> [Work instructions]:
Begin with the first line below and retype each line exactly through the line containing "var yTicks = [200, 400, 600, 800, 1000, 1200, 1400];". Any pictures are to be left out.

> [Material]:

--------------------------------------------------

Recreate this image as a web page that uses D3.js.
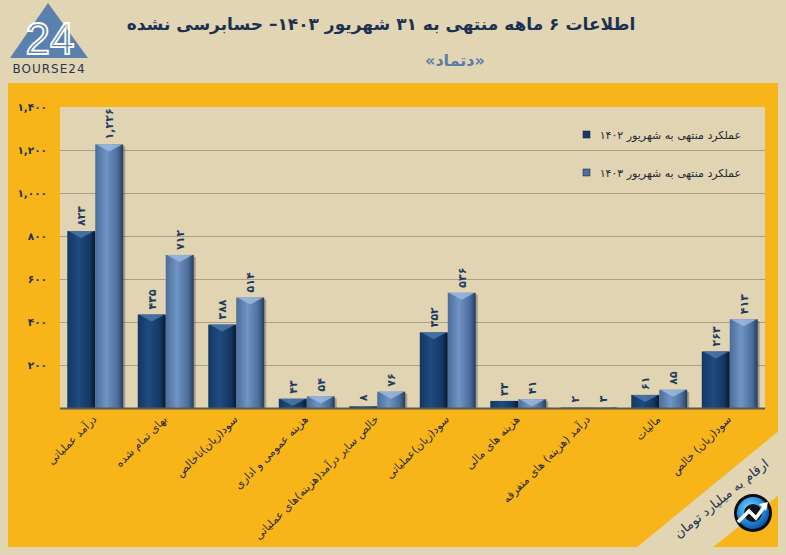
<!DOCTYPE html>
<html lang="fa">
  <head>
    <meta charset="utf-8">
    <title>دتماد - اطلاعات ۶ ماهه</title>
    <style type="text/css">
      body { margin: 0; background: #e2d5b4; }
      svg { display: block; }
      text { font-family: "DejaVu Sans", sans-serif; }
    </style>
  </head>
  <body>
    <div id="chart"></div>

    <script type="text/javascript" src="https://cdn.jsdelivr.net/npm/d3@7/dist/d3.min.js"></script>

    <script type="text/javascript">
    // ===================================
    // DATA
    // ===================================
      var categories = [
        "درآمد عملیاتی",
        "بهای تمام شده",
        "سود(زیان)ناخالص",
        "هزینه عمومی و اداری",
        "خالص سایر درآمد(هزینه)های عملیاتی",
        "سود(زیان)عملیاتی",
        "هزینه های مالی",
        "درآمد (هزینه) های متفرقه",
        "مالیات",
        "سود(زیان) خالص"
      ];
      var values1402 = [823, 435, 388, 43, 8, 352, 33, 2, 61, 263];
      var values1403 = [1226, 712, 514, 54, 76, 536, 41, 3, 85, 413];
      var seriesNames = ["عملکرد منتهی به شهریور ۱۴۰۲", "عملکرد منتهی به شهریور ۱۴۰۳"];
      var yTicks = [200, 400, 600, 800, 1000, 1200, 1400];

    // ===================================
    // SETUP
    // ===================================
      var w = 786;
      var h = 555;
      var plot = { left: 60, right: 765, top: 107, bottom: 408 };
      var orange = "#f7b519";
      var beige = "#e2d5b4";
      var navy = "#1c3152";

      // Persian digits
      var fa = "۰۱۲۳۴۵۶۷۸۹";
      function toFa(n) {
        return d3.format(",")(n).replace(/[0-9]/g, function(c) { return fa[+c]; });
      }

      var svg = d3.select("#chart")
        .append("svg")
        .attr("width", w)
        .attr("height", h);

      var defs = svg.append("defs");

      function barGradient(id, edge, mid, dark) {
        var g = defs.append("linearGradient").attr("id", id)
          .attr("x1", "0%").attr("x2", "100%").attr("y1", "0%").attr("y2", "0%");
        g.append("stop").attr("offset", "0%").attr("stop-color", edge);
        g.append("stop").attr("offset", "40%").attr("stop-color", mid);
        g.append("stop").attr("offset", "80%").attr("stop-color", edge);
        g.append("stop").attr("offset", "100%").attr("stop-color", dark);
      }
      barGradient("g1402", "#133763", "#1f4b80", "#08182e");
      barGradient("g1403", "#4b6d9b", "#7094c3", "#253c5c");

      var logoGrad = defs.append("radialGradient").attr("id", "logoGrad")
        .attr("cx", "40%").attr("cy", "35%").attr("r", "70%");
      logoGrad.append("stop").attr("offset", "0%").attr("stop-color", "#7fd0ff");
      logoGrad.append("stop").attr("offset", "60%").attr("stop-color", "#1f8be0");
      logoGrad.append("stop").attr("offset", "100%").attr("stop-color", "#0b4e9a");

    // ===================================
    // BACKGROUND PANELS
    // ===================================
      svg.append("rect").attr("width", w).attr("height", h).attr("fill", beige);
      svg.append("rect")
        .attr("x", 8).attr("y", 83)
        .attr("width", 770).attr("height", 464)
        .attr("fill", orange);
      svg.append("rect")
        .attr("x", plot.left).attr("y", plot.top)
        .attr("width", plot.right - plot.left).attr("height", plot.bottom - plot.top)
        .attr("fill", "#e1d4b3");

      // diagonal band bottom right
      svg.append("polygon")
        .attr("points", "636,548 780,430 780,494 712,548")
        .attr("fill", beige);

    // ===================================
    // HEADER
    // ===================================
      var logo = svg.append("g");
      logo.append("polygon")
        .attr("points", "48,3 88,58 10,58")
        .attr("fill", "#5a80ad");
      logo.append("text")
        .attr("x", 50).attr("y", 54)
        .attr("text-anchor", "middle")
        .attr("font-size", 44)
        .attr("fill", "none")
        .attr("stroke", "#ffffff")
        .attr("stroke-width", 1.8)
        .style("font-family", "Liberation Sans, sans-serif")
        .text("24");
      logo.append("text")
        .attr("x", 49).attr("y", 73)
        .attr("text-anchor", "middle")
        .attr("font-size", 12)
        .attr("letter-spacing", 1)
        .attr("fill", "#2a3550")
        .style("font-family", "DejaVu Sans, sans-serif")
        .text("BOURSE24");

      svg.append("text")
        .attr("x", 381).attr("y", 30)
        .attr("text-anchor", "middle")
        .attr("font-size", 17)
        .attr("font-weight", "bold")
        .attr("fill", navy)
        .text("اطلاعات ۶  ماهه منتهی به ۳۱ شهریور  ۱۴۰۳– حسابرسی نشده");

      svg.append("text")
        .attr("x", 455).attr("y", 66)
        .attr("text-anchor", "middle")
        .attr("font-size", 16)
        .attr("font-weight", "bold")
        .attr("fill", "#5a7da8")
        .text("«دتماد»");

    // ===================================
    // SCALES
    // ===================================
      var x0 = d3.scaleBand()
        .domain(d3.range(categories.length))
        .range([plot.left, plot.right])
        .paddingInner(0)
        .paddingOuter(0);
      var x1 = d3.scaleBand()
        .domain([0, 1])
        .range([0, x0.bandwidth()])
        .paddingOuter(0.26)
        .paddingInner(0);
      var y = d3.scaleLinear()
        .domain([0, 1400])
        .range([plot.bottom, plot.top]);

      // gridlines
      svg.append("g")
        .selectAll("line")
        .data(yTicks.slice(0, -1))
        .enter()
        .append("line")
        .attr("x1", plot.left).attr("x2", plot.right)
        .attr("y1", function(d) { return y(d) + 0.5; })
        .attr("y2", function(d) { return y(d) + 0.5; })
        .attr("stroke", "#aaa08a")
        .attr("stroke-width", 1);

      // y axis labels
      var yAxis = d3.axisLeft(y)
        .tickValues(yTicks)
        .tickSize(0)
        .tickPadding(0)
        .tickFormat(toFa);
      var yg = svg.append("g")
        .attr("transform", "translate(47,0)")
        .call(yAxis);
      yg.select(".domain").remove();
      yg.selectAll("text")
        .attr("font-size", 10.5)
        .attr("font-weight", "bold")
        .attr("fill", navy)
        .style("font-family", "DejaVu Sans, sans-serif");

    // ===================================
    // BARS
    // ===================================
      var series = [values1402, values1403];
      var grads = ["url(#g1402)", "url(#g1403)"];
      var bevels = ["#4d77a8", "#9bb8dc"];

      series.forEach(function(vals, s) {
        var rows = vals.map(function(v, i) { return { v: v, i: i }; });
        var bars = svg.append("g")
          .selectAll("g")
          .data(rows)
          .enter()
          .append("g");

        function bx(d) { return x0(d.i) + x1(s); }

        // shadow
        bars.append("rect")
          .attr("x", function(d) { return bx(d) + 2; })
          .attr("y", function(d) { return y(d.v) + 2; })
          .attr("width", x1.bandwidth())
          .attr("height", function(d) { return Math.max(0, y(0) - y(d.v) - 2); })
          .attr("fill", "#000")
          .attr("opacity", 0.25);

        bars.append("rect")
          .attr("x", bx)
          .attr("y", function(d) { return y(d.v); })
          .attr("width", x1.bandwidth())
          .attr("height", function(d) { return y(0) - y(d.v); })
          .attr("fill", grads[s]);

        // top bevel
        bars.filter(function(d) { return y(0) - y(d.v) > 8; })
          .append("polygon")
          .attr("points", function(d) {
            var xl = bx(d), xr = xl + x1.bandwidth(), t = y(d.v);
            return (xl + 1) + "," + t + " " + (xr - 1) + "," + t + " " + ((xl + xr) / 2) + "," + (t + 7);
          })
          .attr("fill", bevels[s])
          .attr("opacity", 0.85);

        // value labels
        bars.append("text")
          .attr("transform", function(d) {
            var cx = bx(d) + x1.bandwidth() / 2 + 4;
            return "translate(" + cx + "," + (y(d.v) - 5) + ") rotate(-90)";
          })
          .attr("font-size", 11)
          .attr("font-weight", "bold")
          .attr("fill", "#1d3a60")
          .text(function(d) { return toFa(d.v); });
      });

      // x axis line
      svg.append("line")
        .attr("x1", plot.left).attr("x2", plot.right)
        .attr("y1", plot.bottom + 0.5).attr("y2", plot.bottom + 0.5)
        .attr("stroke", "#5a5a55")
        .attr("stroke-width", 2);

      // category labels
      svg.append("g")
        .selectAll("text")
        .data(categories)
        .enter()
        .append("text")
        .attr("transform", function(d, i) {
          return "translate(" + (x0(i) + x0.bandwidth() / 2 + 2) + "," + (plot.bottom + 12) + ") rotate(-45)";
        })
        .attr("text-anchor", "end")
        .attr("font-size", 11)
        .attr("fill", "#25262a")
        .text(function(d) { return d; });

    // ===================================
    // LEGEND
    // ===================================
      var legend = svg.append("g");
      legend.selectAll("rect")
        .data(seriesNames)
        .enter()
        .append("rect")
        .attr("x", 583)
        .attr("y", function(d, i) { return 131 + i * 38; })
        .attr("width", 7).attr("height", 7)
        .attr("fill", function(d, i) { return i ? "#4e6f9c" : "#173a66"; })
        .attr("stroke", "#0d1f38")
        .attr("stroke-width", 0.5);
      legend.selectAll("text")
        .data(seriesNames)
        .enter()
        .append("text")
        .attr("x", 741)
        .attr("y", function(d, i) { return 139 + i * 38; })
        .attr("text-anchor", "end")
        .attr("font-size", 11)
        .attr("fill", "#1f2836")
        .text(function(d) { return d; });

    // ===================================
    // UNIT NOTE + BADGE
    // ===================================
      svg.append("text")
        .attr("transform", "translate(724,502) rotate(-39)")
        .attr("text-anchor", "middle")
        .attr("font-size", 13)
        .attr("fill", navy)
        .text("ارقام به میلیارد تومان");

      var badge = svg.append("g").attr("transform", "translate(753,513)");
      badge.append("circle").attr("r", 19).attr("fill", "#0c0c10");
      badge.append("circle").attr("r", 16).attr("fill", "url(#logoGrad)");
      badge.append("circle").attr("r", 9).attr("fill", "#10141c");
      badge.append("path")
        .attr("d", "M-15,9 L-4,-2 L3,5 L11,-6")
        .attr("fill", "none")
        .attr("stroke", "#ffffff")
        .attr("stroke-width", 3.5)
        .attr("stroke-linejoin", "miter");
      badge.append("polygon")
        .attr("points", "15,-11 6,-9 13,-2")
        .attr("fill", "#ffffff");
    </script>
  </body>
</html>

--------------------------------------------------

> [Correct output]:
Recreate this image as a web page that uses D3.js.
<!DOCTYPE html>
<html lang="fa">
  <head>
    <meta charset="utf-8">
    <title>دتماد - اطلاعات ۶ ماهه</title>
    <style type="text/css">
      body { margin: 0; background: #e2d5b4; }
      svg { display: block; }
      text { font-family: "DejaVu Sans", sans-serif; }
    </style>
  </head>
  <body>
    <div id="chart"></div>

    <script type="text/javascript" src="https://cdn.jsdelivr.net/npm/d3@7/dist/d3.min.js"></script>

    <script type="text/javascript">
    // ===================================
    // DATA
    // ===================================
      var categories = [
        "درآمد عملیاتی",
        "بهای تمام شده",
        "سود(زیان)ناخالص",
        "هزینه عمومی و اداری",
        "خالص سایر درآمد(هزینه)های عملیاتی",
        "سود(زیان)عملیاتی",
        "هزینه های مالی",
        "درآمد (هزینه) های متفرقه",
        "مالیات",
        "سود(زیان) خالص"
      ];
      var values1402 = [823, 435, 388, 43, 8, 352, 33, 2, 61, 263];
      var values1403 = [1226, 712, 514, 54, 76, 536, 41, 3, 85, 413];
      var seriesNames = ["عملکرد منتهی به شهریور ۱۴۰۲", "عملکرد منتهی به شهریور ۱۴۰۳"];
      var yTicks = [200, 400, 600, 800, 1000, 1200, 1400];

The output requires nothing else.